There is no more important task in understanding how the world works than arriving at a sympathetic understanding of the perspective of the Other, even, if not especially, when the Other is one that one finds reprehensible. I feel that in several recent posts I have made substantial progress toward understanding political systems and their advocates that are fundamentally at odds with my own views.
Yesterday in The Chinese Conception of Human Rights I outlined a utilitarian conception of human rights that could be said to privilege the rights and needs of groups over the rights and needs of individuals.

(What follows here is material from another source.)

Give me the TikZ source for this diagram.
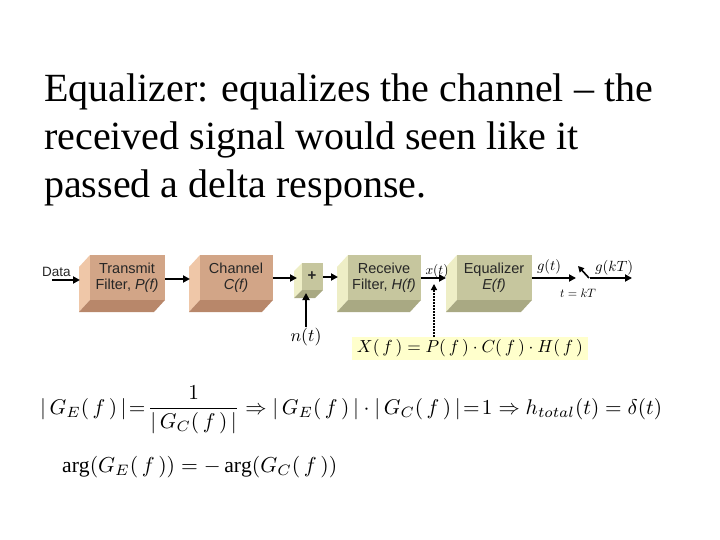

A few days prior to that in The Fallacy of State-like Expectations I outlined a conception of international law that contrasted the primarily Western conception of an anarchical international state system with the rule of law observed internally within a nation-state to a conception of international order that privileges the actions of nation-states within their own borders as long as these nation-states do not interfere with other nation-states.
Before that, in commenting on an article in the Financial Times, Syria savagery suggests regime in despair at loss of control, I quoted this interesting characterization of a “social contract” that the author thought provided the basis of Syria’s stability:
“…the coerced social compact underpinning Syria’s security state is in tatters. The old deal was that the regime denied its citizens freedom and, in exchange, stamped tolerance on Syria’s religious mosaic. It offered real if stifling stability, and shared enough of the economic pie to keep the Sunni middle classes inside the status quo.”
I think that if these formulations are taken together they come close to understanding the internal self-justification of reprehensible regimes around the world. This is a problem that I have been pondering and writing about for some time. Early in the history of this blog, in Anniversary of a Massacre, I discussed how in Robert Kagan’s book The Return of History, Kagan suggested that one of the global conflicts that will characterize the future will be that between democracy and autocracy.
I argued in that and other posts that autocracy was simply an excuse for an elite to pillage its people, but now I see that it might be possible to formulate an account of autocracy that understands such a political force as a truly political and even a moral force. This is certainly an advance and an improvement of my understanding of the world.